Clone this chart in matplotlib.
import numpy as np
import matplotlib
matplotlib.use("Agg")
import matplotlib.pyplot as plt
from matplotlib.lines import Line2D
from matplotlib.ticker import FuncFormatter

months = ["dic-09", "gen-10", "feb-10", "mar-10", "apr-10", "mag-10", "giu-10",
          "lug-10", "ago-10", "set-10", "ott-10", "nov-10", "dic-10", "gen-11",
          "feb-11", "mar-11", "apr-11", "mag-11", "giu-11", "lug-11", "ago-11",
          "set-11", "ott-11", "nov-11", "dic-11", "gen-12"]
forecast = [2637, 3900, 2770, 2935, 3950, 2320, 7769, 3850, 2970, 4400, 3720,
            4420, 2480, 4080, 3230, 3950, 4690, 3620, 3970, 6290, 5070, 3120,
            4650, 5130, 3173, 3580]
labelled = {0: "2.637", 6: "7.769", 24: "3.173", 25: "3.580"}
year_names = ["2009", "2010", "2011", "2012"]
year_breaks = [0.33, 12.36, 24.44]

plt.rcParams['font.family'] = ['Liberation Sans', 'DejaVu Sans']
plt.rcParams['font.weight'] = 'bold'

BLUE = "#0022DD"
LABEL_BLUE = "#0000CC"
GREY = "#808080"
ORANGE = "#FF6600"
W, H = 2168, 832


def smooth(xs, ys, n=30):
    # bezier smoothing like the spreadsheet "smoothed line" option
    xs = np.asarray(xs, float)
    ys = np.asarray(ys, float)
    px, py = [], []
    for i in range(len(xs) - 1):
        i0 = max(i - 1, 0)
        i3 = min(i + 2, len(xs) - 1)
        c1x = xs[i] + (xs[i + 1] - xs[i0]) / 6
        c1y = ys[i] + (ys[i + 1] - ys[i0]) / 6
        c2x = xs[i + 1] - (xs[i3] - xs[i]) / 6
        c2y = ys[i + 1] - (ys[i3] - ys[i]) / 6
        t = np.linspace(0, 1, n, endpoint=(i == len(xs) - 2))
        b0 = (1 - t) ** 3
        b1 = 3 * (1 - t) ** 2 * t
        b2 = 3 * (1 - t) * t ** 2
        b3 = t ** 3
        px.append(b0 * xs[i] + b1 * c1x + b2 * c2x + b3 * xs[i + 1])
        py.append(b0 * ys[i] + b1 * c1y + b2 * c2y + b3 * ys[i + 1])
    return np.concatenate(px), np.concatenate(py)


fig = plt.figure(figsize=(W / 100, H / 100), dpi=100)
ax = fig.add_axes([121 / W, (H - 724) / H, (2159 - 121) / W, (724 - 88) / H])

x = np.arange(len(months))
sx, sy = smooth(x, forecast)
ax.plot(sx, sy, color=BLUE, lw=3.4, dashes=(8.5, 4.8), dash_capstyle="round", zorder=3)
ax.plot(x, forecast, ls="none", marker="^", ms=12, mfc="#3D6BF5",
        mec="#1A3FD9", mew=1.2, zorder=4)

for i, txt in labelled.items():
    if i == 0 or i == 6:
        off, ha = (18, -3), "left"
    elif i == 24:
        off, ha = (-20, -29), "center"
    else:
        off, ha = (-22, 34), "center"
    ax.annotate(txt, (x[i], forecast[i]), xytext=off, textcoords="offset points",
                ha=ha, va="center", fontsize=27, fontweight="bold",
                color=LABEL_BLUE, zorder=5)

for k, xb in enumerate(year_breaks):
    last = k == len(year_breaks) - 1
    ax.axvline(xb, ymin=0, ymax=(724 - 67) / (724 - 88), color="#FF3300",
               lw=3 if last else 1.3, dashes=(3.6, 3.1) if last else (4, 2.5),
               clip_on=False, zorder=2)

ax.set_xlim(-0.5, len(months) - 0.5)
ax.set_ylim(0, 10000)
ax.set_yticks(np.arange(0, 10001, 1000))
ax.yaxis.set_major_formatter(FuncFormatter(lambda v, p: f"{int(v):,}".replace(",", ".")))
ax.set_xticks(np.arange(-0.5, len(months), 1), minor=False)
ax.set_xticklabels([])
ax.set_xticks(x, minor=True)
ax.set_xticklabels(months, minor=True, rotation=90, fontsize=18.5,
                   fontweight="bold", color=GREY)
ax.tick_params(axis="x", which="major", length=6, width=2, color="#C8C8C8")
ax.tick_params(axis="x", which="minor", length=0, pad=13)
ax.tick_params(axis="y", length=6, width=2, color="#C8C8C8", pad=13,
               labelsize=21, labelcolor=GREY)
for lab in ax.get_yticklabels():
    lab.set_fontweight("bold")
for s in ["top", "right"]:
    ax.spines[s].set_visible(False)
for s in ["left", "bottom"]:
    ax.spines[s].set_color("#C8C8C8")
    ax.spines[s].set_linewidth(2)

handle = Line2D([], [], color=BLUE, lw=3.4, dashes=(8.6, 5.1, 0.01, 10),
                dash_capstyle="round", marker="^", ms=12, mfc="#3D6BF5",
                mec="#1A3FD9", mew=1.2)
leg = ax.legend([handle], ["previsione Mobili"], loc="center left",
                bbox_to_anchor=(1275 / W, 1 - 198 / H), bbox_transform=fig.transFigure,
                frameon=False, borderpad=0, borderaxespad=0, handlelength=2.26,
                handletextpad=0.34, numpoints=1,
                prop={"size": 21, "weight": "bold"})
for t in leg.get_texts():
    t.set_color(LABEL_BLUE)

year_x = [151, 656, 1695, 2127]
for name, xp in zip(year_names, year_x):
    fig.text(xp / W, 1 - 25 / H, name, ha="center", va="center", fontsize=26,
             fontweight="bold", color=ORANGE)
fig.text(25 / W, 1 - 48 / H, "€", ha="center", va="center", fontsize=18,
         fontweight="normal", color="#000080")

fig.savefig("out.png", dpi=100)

┄┄┄┄┄┄┄┄┄┄

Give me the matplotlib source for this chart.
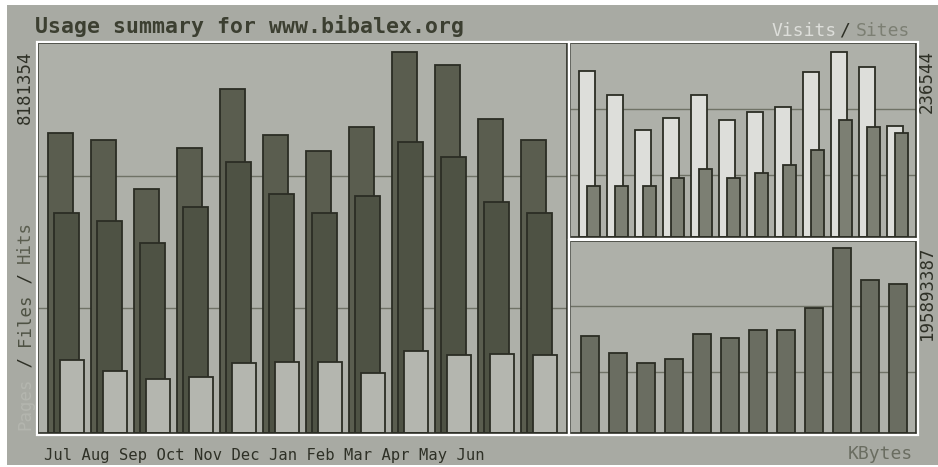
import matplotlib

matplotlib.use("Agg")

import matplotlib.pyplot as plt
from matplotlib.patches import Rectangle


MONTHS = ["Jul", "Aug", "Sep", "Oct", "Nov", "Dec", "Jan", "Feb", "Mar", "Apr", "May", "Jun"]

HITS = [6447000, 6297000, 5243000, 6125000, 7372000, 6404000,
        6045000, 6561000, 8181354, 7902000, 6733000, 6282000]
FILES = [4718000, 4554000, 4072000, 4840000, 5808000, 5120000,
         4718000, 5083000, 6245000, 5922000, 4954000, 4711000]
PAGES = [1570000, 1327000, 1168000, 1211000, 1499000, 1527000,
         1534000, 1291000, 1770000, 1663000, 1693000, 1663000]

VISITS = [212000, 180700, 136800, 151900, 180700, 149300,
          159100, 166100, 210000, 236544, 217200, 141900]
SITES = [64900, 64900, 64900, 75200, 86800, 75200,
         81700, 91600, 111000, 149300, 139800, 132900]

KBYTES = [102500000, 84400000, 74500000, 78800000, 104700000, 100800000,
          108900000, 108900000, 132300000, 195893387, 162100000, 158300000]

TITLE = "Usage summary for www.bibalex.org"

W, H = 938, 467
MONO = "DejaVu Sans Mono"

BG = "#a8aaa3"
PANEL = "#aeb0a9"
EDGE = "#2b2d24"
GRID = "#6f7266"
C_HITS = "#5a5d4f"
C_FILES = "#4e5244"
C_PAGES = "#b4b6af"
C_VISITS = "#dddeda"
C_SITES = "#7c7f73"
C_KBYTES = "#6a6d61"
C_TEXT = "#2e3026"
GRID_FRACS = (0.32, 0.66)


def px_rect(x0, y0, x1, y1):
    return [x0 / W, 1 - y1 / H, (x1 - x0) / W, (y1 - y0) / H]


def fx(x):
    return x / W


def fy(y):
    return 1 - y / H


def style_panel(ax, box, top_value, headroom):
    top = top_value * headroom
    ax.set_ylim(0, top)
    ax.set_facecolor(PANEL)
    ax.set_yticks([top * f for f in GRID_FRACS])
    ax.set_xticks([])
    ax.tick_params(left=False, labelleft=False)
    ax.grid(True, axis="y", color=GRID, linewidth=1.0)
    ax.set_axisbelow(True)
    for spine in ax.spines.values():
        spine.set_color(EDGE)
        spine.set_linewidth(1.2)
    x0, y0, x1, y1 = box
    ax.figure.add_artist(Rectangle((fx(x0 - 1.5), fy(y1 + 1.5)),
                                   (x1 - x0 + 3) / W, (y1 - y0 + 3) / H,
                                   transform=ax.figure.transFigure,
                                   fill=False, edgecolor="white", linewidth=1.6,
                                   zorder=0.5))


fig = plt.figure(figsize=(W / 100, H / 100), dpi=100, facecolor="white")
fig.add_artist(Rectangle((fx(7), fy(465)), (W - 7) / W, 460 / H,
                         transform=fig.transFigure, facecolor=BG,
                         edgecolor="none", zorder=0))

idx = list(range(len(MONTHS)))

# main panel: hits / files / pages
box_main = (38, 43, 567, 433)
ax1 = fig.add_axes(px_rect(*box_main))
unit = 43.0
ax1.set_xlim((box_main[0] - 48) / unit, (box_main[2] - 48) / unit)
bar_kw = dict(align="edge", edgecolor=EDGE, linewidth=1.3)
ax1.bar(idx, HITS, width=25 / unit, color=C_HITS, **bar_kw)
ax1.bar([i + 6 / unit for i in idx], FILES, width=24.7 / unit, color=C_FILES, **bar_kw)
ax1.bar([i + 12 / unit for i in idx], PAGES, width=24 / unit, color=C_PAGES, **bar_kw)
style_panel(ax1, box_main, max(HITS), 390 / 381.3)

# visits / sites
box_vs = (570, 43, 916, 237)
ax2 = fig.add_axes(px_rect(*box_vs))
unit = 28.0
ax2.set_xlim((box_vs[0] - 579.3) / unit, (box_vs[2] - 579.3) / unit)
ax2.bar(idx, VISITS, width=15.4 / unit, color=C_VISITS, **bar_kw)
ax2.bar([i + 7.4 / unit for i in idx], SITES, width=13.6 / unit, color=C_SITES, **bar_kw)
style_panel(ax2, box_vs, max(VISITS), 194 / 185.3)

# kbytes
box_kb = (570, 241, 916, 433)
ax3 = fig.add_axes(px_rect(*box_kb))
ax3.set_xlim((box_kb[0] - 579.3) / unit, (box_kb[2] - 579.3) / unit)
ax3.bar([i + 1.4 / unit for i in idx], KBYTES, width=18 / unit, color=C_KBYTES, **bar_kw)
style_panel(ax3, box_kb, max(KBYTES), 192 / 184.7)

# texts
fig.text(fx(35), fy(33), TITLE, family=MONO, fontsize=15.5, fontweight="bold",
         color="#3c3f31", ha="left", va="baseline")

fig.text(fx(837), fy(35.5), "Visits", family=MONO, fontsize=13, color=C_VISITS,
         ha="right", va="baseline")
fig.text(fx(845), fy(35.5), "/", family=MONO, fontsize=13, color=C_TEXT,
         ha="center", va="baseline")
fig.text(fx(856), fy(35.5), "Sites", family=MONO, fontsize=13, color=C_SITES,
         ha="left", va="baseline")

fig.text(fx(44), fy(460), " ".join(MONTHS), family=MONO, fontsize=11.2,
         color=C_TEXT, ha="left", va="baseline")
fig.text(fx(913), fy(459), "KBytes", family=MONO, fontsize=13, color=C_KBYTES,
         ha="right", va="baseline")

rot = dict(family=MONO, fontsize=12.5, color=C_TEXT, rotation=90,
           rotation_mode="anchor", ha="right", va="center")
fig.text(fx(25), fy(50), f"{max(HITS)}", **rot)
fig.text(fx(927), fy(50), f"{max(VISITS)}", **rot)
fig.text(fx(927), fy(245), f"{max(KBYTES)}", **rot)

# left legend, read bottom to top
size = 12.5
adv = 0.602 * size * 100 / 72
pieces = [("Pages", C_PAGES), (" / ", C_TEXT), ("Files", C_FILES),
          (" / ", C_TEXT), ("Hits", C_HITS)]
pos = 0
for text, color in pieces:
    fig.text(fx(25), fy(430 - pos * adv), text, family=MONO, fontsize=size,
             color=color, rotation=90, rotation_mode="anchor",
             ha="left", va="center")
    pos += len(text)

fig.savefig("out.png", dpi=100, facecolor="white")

┄┄┄┄┄┄┄┄┄┄

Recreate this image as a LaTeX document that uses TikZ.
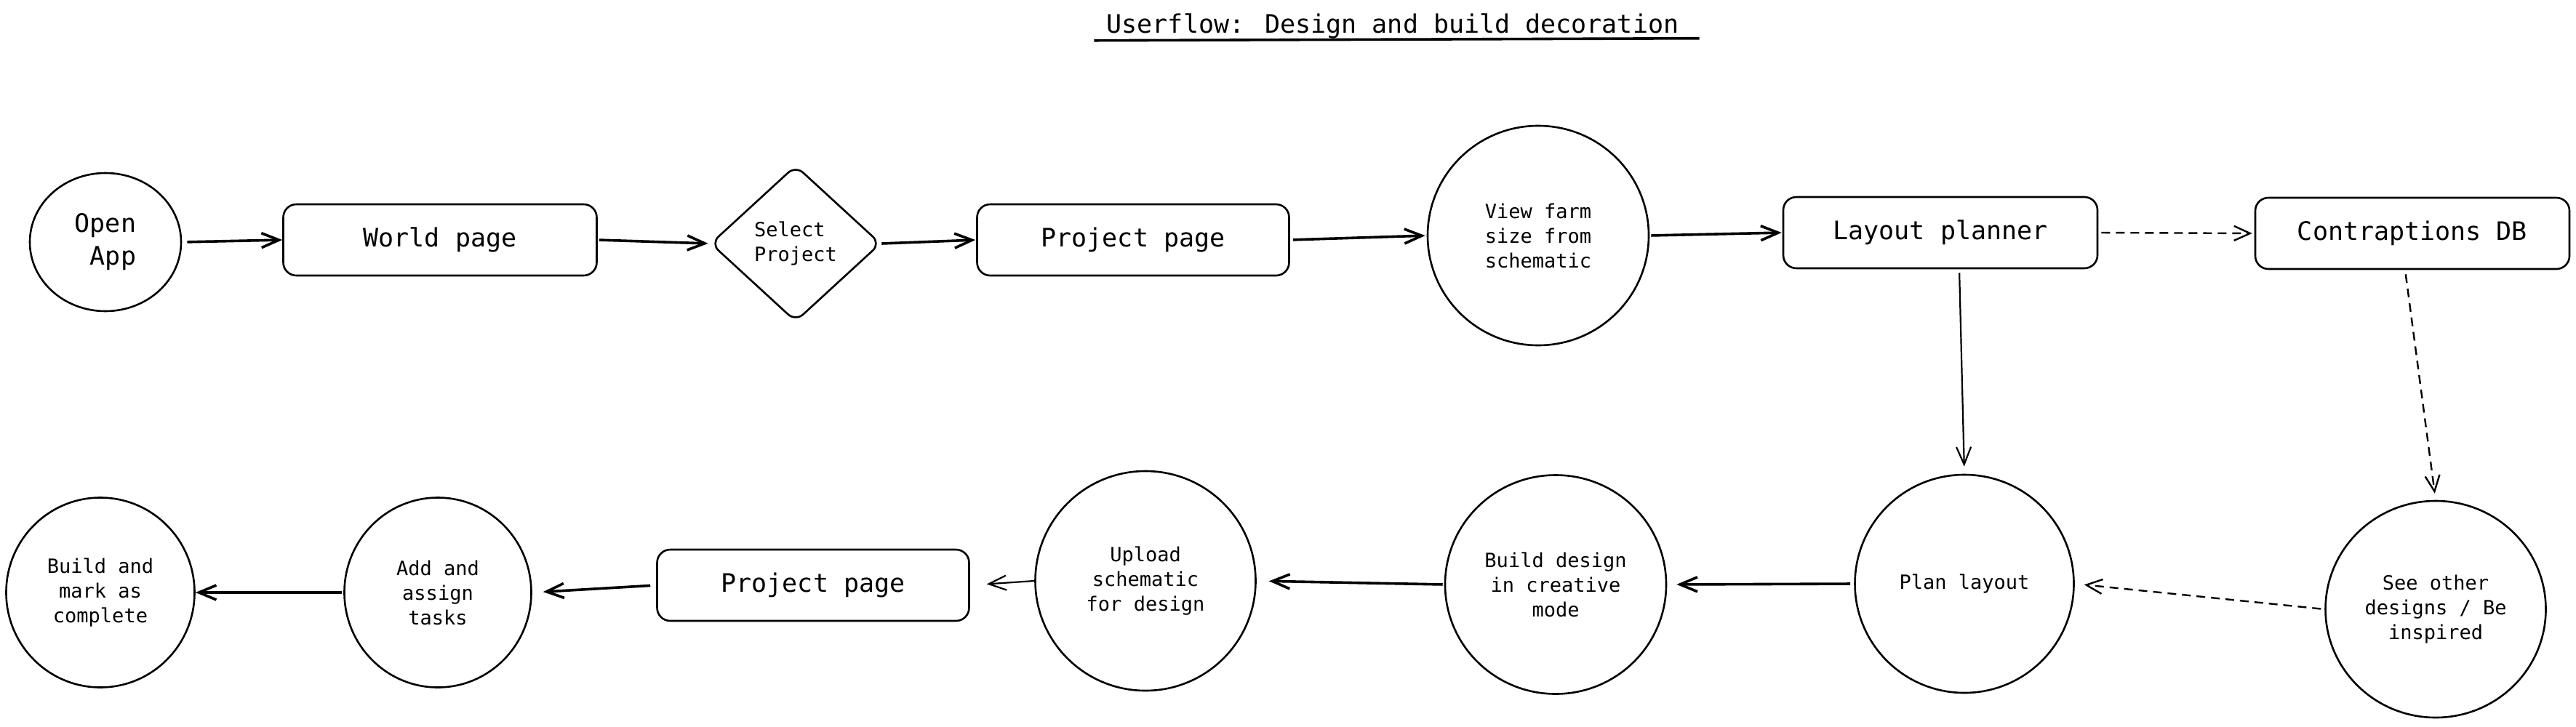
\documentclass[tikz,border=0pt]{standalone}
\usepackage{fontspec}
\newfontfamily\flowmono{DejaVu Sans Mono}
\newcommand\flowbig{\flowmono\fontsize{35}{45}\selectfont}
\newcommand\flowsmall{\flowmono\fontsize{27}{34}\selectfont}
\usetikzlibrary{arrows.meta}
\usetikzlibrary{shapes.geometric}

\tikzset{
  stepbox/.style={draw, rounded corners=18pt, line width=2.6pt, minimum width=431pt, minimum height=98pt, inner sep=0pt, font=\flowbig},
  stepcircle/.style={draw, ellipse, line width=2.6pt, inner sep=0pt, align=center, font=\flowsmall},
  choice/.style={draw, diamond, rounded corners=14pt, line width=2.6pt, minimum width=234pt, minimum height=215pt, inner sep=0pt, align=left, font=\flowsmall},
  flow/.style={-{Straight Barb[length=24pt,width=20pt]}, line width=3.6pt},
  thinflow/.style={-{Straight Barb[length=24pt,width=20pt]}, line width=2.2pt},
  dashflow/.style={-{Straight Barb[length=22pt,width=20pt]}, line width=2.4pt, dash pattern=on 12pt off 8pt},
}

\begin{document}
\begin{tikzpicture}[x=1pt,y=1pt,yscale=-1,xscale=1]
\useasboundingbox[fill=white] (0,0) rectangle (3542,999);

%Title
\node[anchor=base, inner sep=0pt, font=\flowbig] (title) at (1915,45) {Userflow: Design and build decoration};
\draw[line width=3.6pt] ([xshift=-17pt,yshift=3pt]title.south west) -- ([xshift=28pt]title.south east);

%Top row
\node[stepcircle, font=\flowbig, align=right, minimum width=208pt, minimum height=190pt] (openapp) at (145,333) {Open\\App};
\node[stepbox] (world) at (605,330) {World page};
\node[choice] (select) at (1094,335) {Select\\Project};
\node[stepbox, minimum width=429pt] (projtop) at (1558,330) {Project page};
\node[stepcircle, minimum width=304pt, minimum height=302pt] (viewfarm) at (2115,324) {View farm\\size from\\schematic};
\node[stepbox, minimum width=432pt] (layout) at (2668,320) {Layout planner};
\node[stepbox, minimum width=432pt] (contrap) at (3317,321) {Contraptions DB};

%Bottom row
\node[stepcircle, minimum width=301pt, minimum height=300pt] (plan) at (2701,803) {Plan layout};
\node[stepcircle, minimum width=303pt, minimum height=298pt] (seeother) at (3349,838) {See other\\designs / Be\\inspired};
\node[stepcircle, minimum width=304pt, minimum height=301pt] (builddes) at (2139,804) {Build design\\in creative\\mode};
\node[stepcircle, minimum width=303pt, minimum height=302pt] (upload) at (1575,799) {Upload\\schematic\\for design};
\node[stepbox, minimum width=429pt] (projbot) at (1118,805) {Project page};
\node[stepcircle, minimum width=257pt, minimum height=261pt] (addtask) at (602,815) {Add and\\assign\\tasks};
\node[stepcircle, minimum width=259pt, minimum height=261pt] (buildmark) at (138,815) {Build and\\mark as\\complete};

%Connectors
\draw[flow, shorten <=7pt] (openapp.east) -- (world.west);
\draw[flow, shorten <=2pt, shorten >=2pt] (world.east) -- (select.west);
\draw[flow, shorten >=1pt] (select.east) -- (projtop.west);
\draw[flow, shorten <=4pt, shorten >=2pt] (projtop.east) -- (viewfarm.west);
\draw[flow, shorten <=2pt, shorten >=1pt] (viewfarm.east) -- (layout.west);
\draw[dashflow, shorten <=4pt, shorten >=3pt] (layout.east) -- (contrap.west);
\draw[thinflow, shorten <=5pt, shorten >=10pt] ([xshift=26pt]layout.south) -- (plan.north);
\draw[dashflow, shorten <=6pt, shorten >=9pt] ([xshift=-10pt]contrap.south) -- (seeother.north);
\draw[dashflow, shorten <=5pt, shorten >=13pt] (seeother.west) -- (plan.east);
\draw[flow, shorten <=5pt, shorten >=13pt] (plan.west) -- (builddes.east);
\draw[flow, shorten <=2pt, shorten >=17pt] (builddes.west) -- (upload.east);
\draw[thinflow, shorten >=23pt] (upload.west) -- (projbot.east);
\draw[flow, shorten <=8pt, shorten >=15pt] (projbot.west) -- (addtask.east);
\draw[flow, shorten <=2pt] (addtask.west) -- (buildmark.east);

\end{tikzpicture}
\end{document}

┄┄┄┄┄┄┄┄┄┄

● YOUR GOAL: Repeat, exactly as they stand above, the lines from the line with "Clone this chart in matplotlib." to the line with "from matplotlib.ticker import FuncFormatter", both lines included.

● REPLY:
Clone this chart in matplotlib.
import numpy as np
import matplotlib
matplotlib.use("Agg")
import matplotlib.pyplot as plt
from matplotlib.lines import Line2D
from matplotlib.ticker import FuncFormatter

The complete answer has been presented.